MORE than 300 people are expected to attend a symposium next month at the Baitul Salam Mosque, Langwarrin to explain that “Islam’s teachings” have no links to terrorism.
The event is being run by the Victorian chapter of the Ahmadiyya Muslim Community Australia to promote “peace and unity between all people”.
The Langwarrin mosque is regarded as the largest in the state and Sunday 3 December will be the second annual event of its type at the mosque.
Imam Syed Wadood Janud said the symposium’s theme “World crisis and the pathway to peace” will “focus on reaffirming that Islam is a religion of peace at a time when rising extremism and nationalism are escalating in the world”.
The keynote address will be presented by the Ahmadiyya community’s national president and grand imam Inam-ul-Haq Kauser.
“This symposium was launched in 2003 by His Holiness, Hazrat Mirza Masroor Ahmad, the fifth Khalifa and leader of the global Ahmadiyya Muslim Community, who is based in London, in response to growing extremism in Europe and around the world.

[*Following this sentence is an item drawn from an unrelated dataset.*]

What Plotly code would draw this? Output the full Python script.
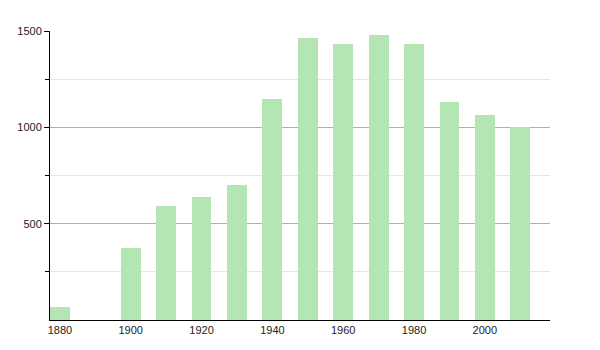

The message is just at pertinent today as it was in 2003,” Imam Janud said.
“We are passing through very difficult times where the name of Islam is being used to conduct terrorism. As Ahmadi Muslims, we want to promote the true and real message of Islam. We want to inform all Australians that Islam’s teachings have no connection with violence and disorder that we see in the world today.”
The Ahmadiyya Muslim Community was founded in 1889, and claims “membership exceeding tens of millions” across 200 countries.
It sees itself as “the leading Islamic organisation to categorically reject terrorism in any form” and is the only Islamic organisation to endorse a separation of mosque and state.